La expulsión masiva de diplomáticos de un bando era contestada con la misma moneda desde Moscú. Los argumentos británicos se iban deshinchando, pero a estas alturas ya la verdad no importaba tanto. No importaba que Rusia acabara su arsenal químico en 2017 bajo el control de la OPAQ (mientras EEUU y Reino Unido, no), tampoco importaba que uno de los padres del Novichok viviera en territorio norteamericano ni tampoco era importante que hubiera publicado la fórmula del agente (de la familia A-230) y ahora estuviera al alcance de todo el mundo. Tampoco importaba que varios países -entre ellos Reino Unido- tuviera el producto y que incluso hubiera un laboratorio, Porton Down, cerca del lugar del suceso.

Los laboratorios tienen una firma específica que identifica las muestras. Pero, en este caso, nadie sabe a ciencia cierta la procedencia del veneno. Reino Unido guarda celosamente el material obtenido y no lo comparte con sus socios, tampoco los resultados, ni que decir tiene que Rusia queda fuera de cualquier información, es decir, acusada sin oportunidad de réplica por aquello de la presunción de inocencia.

El escándalo ha ido perdiendo fuerza y las dudas que siguen desde el principio del argumento ya no se mantienen ni con el discurso beligerante de las autoridades británicas. Ni siquiera ellas, están ya seguras de lo ocurrido y menos que la mano negra del Kremlin tenga algo que ver.

Los países europeos se vieron casi forzados a seguir los dictados de Londres, menos Portugal y Grecia, que nunca sucumbieron a los cantos de sirena. Actuaron de manera unilateral cegados por el ímpetu británico y la presión del todopoderoso americano. ¡Vaya! Los mismos protagonistas que aludieron a unas presuntas armas de destrucción masiva para invadir Irak en 2003. Hoy conocemos la historia detrás de la llamada foto de las Azores. Porque de eso se trata: no de la verdad, sino de la posverdad.

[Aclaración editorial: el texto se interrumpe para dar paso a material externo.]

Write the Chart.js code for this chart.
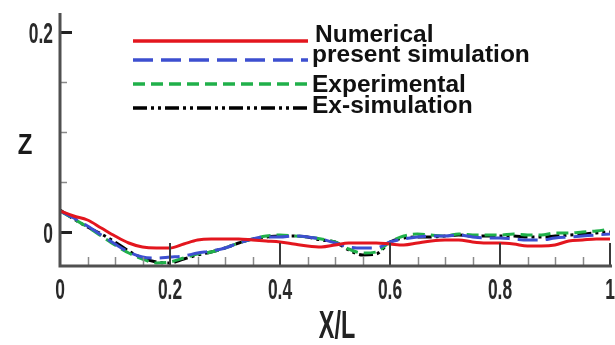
<!DOCTYPE html>
<html>
<head>
<meta charset="utf-8">
<script src="https://cdn.jsdelivr.net/npm/chart.js@4"></script>
<style>
  html, body { margin: 0; padding: 0; background: #fff; }
  #wrap { width: 615px; height: 345px; }
</style>
</head>
<body>
<div id="wrap"><canvas id="chart" width="615" height="345"></canvas></div>
<script>
const xs = [0, 0.025, 0.05, 0.075, 0.1, 0.125, 0.15, 0.175, 0.2, 0.225, 0.25, 0.275, 0.3, 0.325, 0.35, 0.375, 0.4,
    0.425, 0.45, 0.475, 0.5, 0.525, 0.55, 0.575, 0.6, 0.625, 0.65, 0.675, 0.7, 0.725, 0.75, 0.775, 0.8,
    0.825, 0.85, 0.875, 0.9, 0.925, 0.95, 0.975, 1];

const numerical = [0.021, 0.016, 0.012, 0.004, -0.004, -0.011, -0.015, -0.016, -0.016, -0.012, -0.008, -0.007, -0.007,
    -0.007, -0.008, -0.009, -0.010, -0.012, -0.014, -0.015, -0.013, -0.011, -0.011, -0.011, -0.012, -0.013, -0.011,
    -0.009, -0.008, -0.008, -0.010, -0.011, -0.011, -0.012, -0.014, -0.014, -0.013, -0.009, -0.008, -0.007, -0.007];

const presentSim = [0.021, 0.014, 0.006, -0.003, -0.012, -0.020, -0.025, -0.026, -0.025, -0.024, -0.021, -0.019, -0.016,
    -0.011, -0.007, -0.005, -0.005, -0.004, -0.005, -0.007, -0.011, -0.015, -0.016, -0.016, -0.010, -0.007, -0.005,
    -0.004, -0.004, -0.003, -0.005, -0.006, -0.006, -0.007, -0.008, -0.008, -0.006, -0.005, -0.004, -0.003, -0.002];

const experimental = [0.021, 0.013, 0.005, -0.004, -0.013, -0.021, -0.027, -0.031, -0.030, -0.026, -0.022, -0.020, -0.016,
    -0.011, -0.007, -0.004, -0.003, -0.004, -0.005, -0.007, -0.010, -0.017, -0.021, -0.020, -0.010, -0.004, -0.002,
    -0.003, -0.004, -0.002, -0.003, -0.003, -0.003, -0.002, -0.003, -0.003, -0.001, -0.001, 0.000, 0.001, 0.003];

const exSim = [0.022, 0.013, 0.005, -0.002, -0.010, -0.019, -0.026, -0.030, -0.031, -0.027, -0.023, -0.020, -0.016,
    -0.011, -0.007, -0.005, -0.004, -0.004, -0.005, -0.008, -0.010, -0.018, -0.023, -0.022, -0.010, -0.006, -0.005,
    -0.005, -0.004, -0.003, -0.004, -0.004, -0.004, -0.004, -0.005, -0.005, -0.004, -0.003, -0.002, -0.001, 0.000];

const seriesNames = ["Numerical", "present simulation", "Experimental", "Ex-simulation"];
const xTicks = [0, 0.2, 0.4, 0.6, 0.8, 1];
const xTickLabels = ["0", "0.2", "0.4", "0.6", "0.8", "1"];
const yTicks = [0, 0.2];
const yTickLabels = ["0", "0.2"];
const xMinorTicks = [0.05, 0.1, 0.15, 0.25, 0.3, 0.35, 0.45, 0.5, 0.55, 0.65, 0.7, 0.75, 0.85, 0.9, 0.95];
const yMinorTicks = [0.05, 0.1, 0.15];

const toPts = arr => arr.map((v, i) => ({ x: xs[i], y: v }));

// narrow tall text, like the original figure
function condensedText(ctx, text, x, y, size, sx, align, weight, color) {
    ctx.save();
    ctx.font = `${weight || "normal"} ${size}px "Liberation Sans", Arial, sans-serif`;
    ctx.fillStyle = color;
    ctx.textBaseline = "middle";
    const w = ctx.measureText(text).width * sx;
    let left = x;
    if (align === "center") left = x - w / 2;
    else if (align === "right") left = x - w;
    ctx.translate(left, y);
    ctx.scale(sx, 1);
    ctx.textAlign = "left";
    ctx.fillText(text, 0, 0);
    ctx.restore();
}

const axesPlugin = {
    id: "axesPlugin",
    afterDatasetsDraw(chart) {
        const { ctx, chartArea: a, scales } = chart;
        const xs_ = scales.x, ys_ = scales.y;
        ctx.save();
        // minor ticks
        ctx.strokeStyle = "#8a8a8a";
        ctx.lineWidth = 1.5;
        xMinorTicks.forEach(t => {
            const px = Math.round(xs_.getPixelForValue(t)) + 0.5;
            ctx.beginPath(); ctx.moveTo(px, a.bottom); ctx.lineTo(px, a.bottom - 9); ctx.stroke();
        });
        yMinorTicks.forEach(t => {
            const py = Math.round(ys_.getPixelForValue(t)) + 0.5;
            ctx.beginPath(); ctx.moveTo(a.left, py); ctx.lineTo(a.left + 7, py); ctx.stroke();
        });
        // major ticks
        ctx.strokeStyle = "#3a3a3a";
        ctx.lineWidth = 2;
        xTicks.forEach(t => {
            const px = Math.round(xs_.getPixelForValue(t));
            ctx.beginPath(); ctx.moveTo(px, a.bottom); ctx.lineTo(px, a.bottom - 23); ctx.stroke();
        });
        ctx.strokeStyle = "#222";
        ctx.lineWidth = 3;
        yTicks.forEach(t => {
            const py = Math.round(ys_.getPixelForValue(t)) + 0.5;
            ctx.beginPath(); ctx.moveTo(a.left, py); ctx.lineTo(a.left + 12, py); ctx.stroke();
        });
        // axis lines
        ctx.strokeStyle = "#505050";
        ctx.lineWidth = 3;
        ctx.beginPath();
        ctx.moveTo(a.left, a.top);
        ctx.lineTo(a.left, a.bottom);
        ctx.lineTo(a.right + 2, a.bottom);
        ctx.stroke();
        ctx.restore();

        // tick labels
        xTicks.forEach((t, i) => {
            condensedText(ctx, xTickLabels[i], xs_.getPixelForValue(t), a.bottom + 25, 30, 0.58, "center", "bold", "#2a2a2a");
        });
        yTicks.forEach((t, i) => {
            condensedText(ctx, yTickLabels[i], a.left - 7, ys_.getPixelForValue(t) + 3, 30, 0.58, "right", "bold", "#2a2a2a");
        });
        // axis titles
        condensedText(ctx, "X/L", (a.left + a.right) / 2 + 2, a.bottom + 61, 39, 0.6, "center", "bold", "#222");
        condensedText(ctx, "Z", 25, 146, 30, 0.8, "center", "bold", "#1a1a1a");

        // legend
        const rows = [41, 60, 84, 108];
        const base = [42, 62, 92, 113];
        chart.data.datasets.forEach((ds, i) => {
            ctx.save();
            ctx.strokeStyle = ds.borderColor;
            ctx.lineWidth = 3.5;
            ctx.setLineDash(ds.borderDash || []);
            ctx.beginPath();
            ctx.moveTo(133, rows[i]);
            ctx.lineTo(308, rows[i]);
            ctx.stroke();
            ctx.restore();
            ctx.save();
            ctx.font = 'bold 24.5px "Liberation Sans", Arial, sans-serif';
            ctx.fillStyle = "#111";
            ctx.textBaseline = "alphabetic";
            ctx.fillText(ds.label, i === 0 ? 315 : 312, base[i]);
            ctx.restore();
        });
    }
};

new Chart(document.getElementById("chart").getContext("2d"), {
    type: "line",
    data: {
        datasets: [
            { label: seriesNames[0], data: toPts(numerical), borderColor: "#e3161e", borderWidth: 3, borderDash: [], order: 1 },
            { label: seriesNames[1], data: toPts(presentSim), borderColor: "#3d4fd0", borderWidth: 3, borderDash: [20, 8], order: 2 },
            { label: seriesNames[2], data: toPts(experimental), borderColor: "#20b04a", borderWidth: 3, borderDash: [12, 6], order: 3 },
            { label: seriesNames[3], data: toPts(exSim), borderColor: "#000000", borderWidth: 3, borderDash: [14, 4, 3, 4, 3, 4], order: 4 }
        ]
    },
    options: {
        responsive: false,
        animation: false,
        layout: { padding: { left: 60, right: 5, top: 13, bottom: 79 } },
        elements: { point: { radius: 0 }, line: { tension: 0.4, cubicInterpolationMode: "monotone" } },
        plugins: { legend: { display: false }, tooltip: { enabled: false } },
        scales: {
            x: { type: "linear", min: 0, max: 1, display: false },
            y: { type: "linear", min: -0.034, max: 0.219, display: false }
        }
    },
    plugins: [axesPlugin]
});
</script>
</body>
</html>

La primera ministra, Theresa May, trató de agitar un avispero del que esperaba obtener un sustancioso rédito político. El objetivo era claro: apagar el fuego interno del brexit en pos de recuperar la posición preponderante que Reino Unido merece por historia. Pero parece que el célebre orgullo británico ha vuelto a jugarle una mala pasada. Los Skripal van recuperándose del ataque y poco a poco se van conociendo nuevos detalles mientras desaparecen otros a la vez. Quizá nunca sepamos lo que realmente ocurrió ni quién fue el autor material o intelectual. Pero lo que sí esta claro que Reino Unido no ha logrado su particular Maine o un Pearl Harbour que vengar.